Синдром Черныша. Рассказы, пьесы | страница 3



— Как ты прошел? — спросила она вместо приветствия и всякого выяснения отношений. Они стояли среди опавших листьев у черной холодной решетки, он боялся взглянуть ей в глаза и носком ботинка разгребал листву, и ботинок тоже был старый, обшарпанный, она никогда его не видела в таких. Кто-кто, а Черныш за собой следил. Этот ботинок сказал ей больше, чем все слова, которые он мог бы выговорить и которые застряли у него в горле.

— Я давно тут хожу, — выдавил он наконец.

— Почему?

Он молчал.

— Мне очень плохо, Черныш, — сказала она. — Я думаю, я уже никогда ничего не смогу.

— Я тоже, — сказал он и поднял глаза. В них плескалось столько боли, словно в разлуке с ним прошло не четыре месяца, а четыре раза по четыре года, и каждый день в эти четыре года он истязал себя; и она подошла и ткнулась растрепанной головой ему в грудь. Он даже словно стал ниже ростом — теперь ее макушка приходилась ему под самый подбородок.

— Как-нибудь надо жить, да? — сказала она и почувствовала по движению этого острого подбородка, что он кивнул.

— Я убийца, — сказал он вдруг.

— Это я убийца, — сказала она. — Но они там сказали, что есть еще шанс... есть же еще шанс?

Он опять молча кивнул и обнял ее наконец, и так они стояли, пока не стемнело.

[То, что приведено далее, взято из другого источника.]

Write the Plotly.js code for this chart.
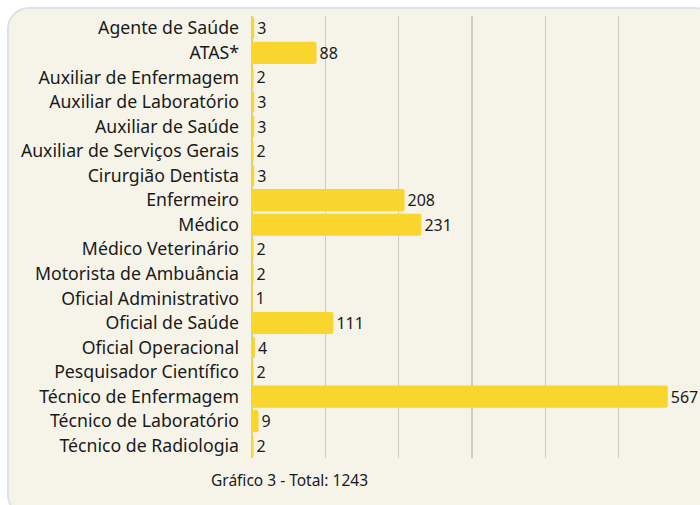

Потом он ушел, но на следующий день пришел снова и начал было рассказывать, как страшно было без нее, но она его остановила. Зачем? Чужая боль оказалась целебней любого лечения. Жить можно было опять, только бы он никуда не делся; какое глупое слово «простила». Ожила — вот это то, что надо.

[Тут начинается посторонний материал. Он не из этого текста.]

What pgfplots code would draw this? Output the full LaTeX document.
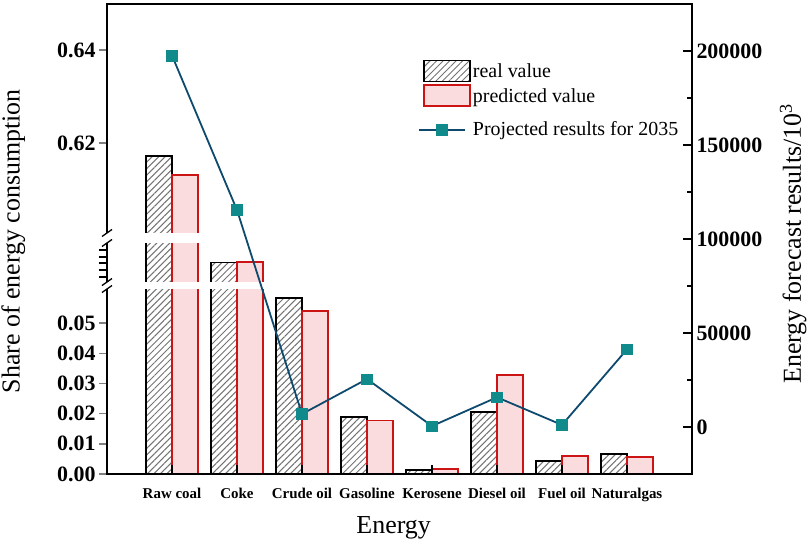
\documentclass[border=0pt]{standalone}
\usepackage{pgfplots}
\pgfplotsset{compat=1.18}
\usepackage{fontspec}
\setmainfont{Liberation Serif}
\usetikzlibrary{patterns.meta}
\definecolor{linec}{RGB}{14,74,110}
\definecolor{markc}{RGB}{16,138,138}
\definecolor{pinkc}{RGB}{251,220,222}
\definecolor{redc}{RGB}{205,20,20}
\pgfplotsset{
  realbar/.style={draw=black, line width=1.8bp, pattern={Lines[angle=45,distance=4.6bp,line width=1bp]}, pattern color=black!55},
  predbar/.style={draw=redc, line width=1.8bp, fill=pinkc},
  boxlegend/.style={legend image code/.code={\draw[##1] (0bp,-10.5bp) rectangle (46bp,10.5bp);}},
  linelegend/.style={legend image code/.code={\path (0bp,19.5bp); \draw[mark repeat=2,mark phase=2,##1] plot coordinates {(-5bp,0bp) (18bp,0bp) (41bp,0bp)};}},
}
\begin{document}
\begin{tikzpicture}
\begin{axis}[
  name=ax,
  scale only axis, width=585bp, height=470bp,
  xmin=-1, xmax=8,
  ymin=0, ymax=0.64989,
  y coord trafo/.code={\pgfmathparse{#1<=0.062 ? 3020*#1 : (#1<=0.6 ? 187.24+94.35*(#1-0.062) : 238+4650*(#1-0.6))}},
  clip=false,
  scaled y ticks=false,
  axis line style={line width=1.6bp},
  xtick={0,...,7},
  xticklabels={Raw coal,Coke,Crude oil,Gasoline,Kerosene,Diesel oil,Fuel oil,Naturalgas},
  xtick style={draw=none},
  xticklabel style={font=\fontsize{15}{15}\selectfont\bfseries, yshift=-3bp},
  ytick={0,0.01,0.02,0.03,0.04,0.05,0.62,0.64},
  yticklabels={0.00,0.01,0.02,0.03,0.04,0.05,0.62,0.64},
  yticklabel style={font=\fontsize{22}{22}\selectfont\bfseries},
  ytick pos=left,
  tick align=outside,
  major tick length=8bp,
  ytick style={line width=1.4bp},
  xlabel={Energy},
  xlabel style={font=\fontsize{26}{26}\selectfont, at={(axis description cs:0.49,-0.115)}, anchor=center},
  ylabel={Share of energy consumption},
  ylabel style={font=\fontsize{26}{26}\selectfont, at={(axis description cs:-0.16,0.495)}, anchor=center},
]
\addplot[realbar, ybar, bar width=0.4, bar shift=-0.2] coordinates {
(0,0.6172) (1,0.319) (2,0.0584) (3,0.019) (4,0.0013) (5,0.0204) (6,0.0044) (7,0.0066)};
\addplot[predbar, ybar, bar width=0.4, bar shift=0.2] coordinates {
(0,0.6131) (1,0.328) (2,0.054) (3,0.0177) (4,0.0016) (5,0.0328) (6,0.0059) (7,0.0057)};
% axis break bands
\fill[white] ([xshift=-6bp]rel axis cs:0,0.4915) rectangle (rel axis cs:0.96,0.5128);
\fill[white] ([xshift=-6bp]rel axis cs:0,0.3936) rectangle (rel axis cs:0.96,0.4085);
\draw[line width=1.3bp] ([xshift=-5bp,yshift=-3.5bp]rel axis cs:0,0.4915) -- ([xshift=5bp,yshift=3.5bp]rel axis cs:0,0.4915);
\draw[line width=1.3bp] ([xshift=-5bp,yshift=-3.5bp]rel axis cs:0,0.5128) -- ([xshift=5bp,yshift=3.5bp]rel axis cs:0,0.5128);
\draw[line width=1.3bp] ([xshift=-5bp,yshift=-3.5bp]rel axis cs:0,0.3936) -- ([xshift=5bp,yshift=3.5bp]rel axis cs:0,0.3936);
\draw[line width=1.3bp] ([xshift=-5bp,yshift=-3.5bp]rel axis cs:0,0.4085) -- ([xshift=5bp,yshift=3.5bp]rel axis cs:0,0.4085);
\draw[line width=1.3bp] ([xshift=-8bp]rel axis cs:0,0.4766) -- (rel axis cs:0,0.4766);
\draw[line width=1.3bp] ([xshift=-8bp]rel axis cs:0,0.4617) -- (rel axis cs:0,0.4617);
\draw[line width=1.3bp] ([xshift=-8bp]rel axis cs:0,0.4489) -- (rel axis cs:0,0.4489);
\draw[line width=1.3bp] ([xshift=-8bp]rel axis cs:0,0.4340) -- (rel axis cs:0,0.4340);
\draw[line width=1.3bp] ([xshift=-8bp]rel axis cs:0,0.4191) -- (rel axis cs:0,0.4191);
\end{axis}
\begin{axis}[
  scale only axis, width=585bp, height=470bp,
  xmin=-1, xmax=8,
  ymin=-25000, ymax=225000,
  scaled y ticks=false, scaled x ticks=false,
  axis y line*=right, axis x line*=bottom,
  axis line style={line width=1.6bp},
  xtick={0,...,7}, xticklabels={},
  ytick={0,50000,100000,150000,200000},
  yticklabels={0,50000,100000,150000,200000},
  minor y tick num=1,
  tick align=inside,
  major tick length=9bp, minor tick length=5.5bp,
  every tick/.style={line width=1.4bp, black},
  yticklabel style={font=\fontsize{22}{22}\selectfont\bfseries, xshift=1bp},
  ylabel={Energy forecast results/10\textsuperscript{3}},
  ylabel style={font=\fontsize{26}{26}\selectfont, at={(axis description cs:1.173,0.49)}, anchor=center},
  legend style={at={(rel axis cs:0.5315,0.882)}, anchor=north west, draw=none, fill=none,
    font=\fontsize{20}{20}\selectfont, inner sep=0pt, row sep=2bp,
    nodes={inner sep=2bp}},
  legend cell align=left,
]
\addlegendimage{realbar, boxlegend}
\addlegendentry{real value}
\addlegendimage{predbar, boxlegend}
\addlegendentry{predicted value}
\addplot[linelegend, linec, line width=1.8bp, mark=square*, mark size=5.3bp, mark options={fill=markc, draw=markc, line width=0.5bp}] coordinates {
(0,197600) (1,115400) (2,6900) (3,25500) (4,500) (5,15800) (6,1100) (7,41300)};
\addlegendentry{Projected results for 2035}
\end{axis}
\pgfresetboundingbox
\path[use as bounding box] ([shift={(-107bp,-69bp)}]ax.south west) rectangle ([shift={(117bp,4bp)}]ax.north east);
\end{tikzpicture}
\end{document}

Через неделю она выписалась из больницы, отец снял им квартиру, и они впервые стали жить вместе — не ночевать, а жить.

2

Первый месяц был поистине медовым, но на второй она стала замечать, что медицинская помощь, пожалуй, требовалась не ей, эгоистке и дуре, а ему. Подтверждалась старая мужская шовинистическая максима: вы чувствуете глубже, но излечиваетесь быстрее. Вы приземляетесь на четыре лапы. Вы природнее, а потому и раны ваши затягиваются быстрей, как заплывает смолой шрам от топора на сосне. Так оно и выходило: прежний Черныш, всегда веселый и легкий, исчез безвозвратно. Всегда такой ровный, такой неуязвимый, способный взять себя в руки — да что там, не выпускающий из них! — теперь он чередовал эйфорию с беспросветной апатией, и она не знала, что хуже. Пожалуй, эйфория. Тогда его болезнь была еще наглядней: ничто так не подчеркивает уродства, как желание урода выглядеть здоровым, на костылях поспешать за физкультурниками. Вот увидишь, говорил он, я преодолею это и смогу... я доучусь... я устроюсь, вот увидишь, мне же предлагали приличные места! В конце концов, архитектор — это сейчас нужно. Все как бешеные взялись перестраивать квартиры, и еще это... ландшафтный дизайн. Но помилуй, какой же ты архитектор? Ты учился вместе со мной на биолога, тремя курсами старше; рисование — твое увлечение, не более... Все это она могла бы ему сказать, но не говорила. Если после нескольких эскизов — славных, но аляповатых — он считает себя художником и даже — поди ты — архитектором... Он рисовал и ее, как раньше, — в одежде, без, на улице, на балконе, — но в новой, отталкивающей манере: на этих картинах она сама на себя не была похожа. Что это? Почему раньше было столько света, а сейчас сплошная тень? Хорошо, говорил он и рисовал ее на солнце, но получалось еще страшней — беспощадный белый свет и под ним она, съежившаяся на скамейке.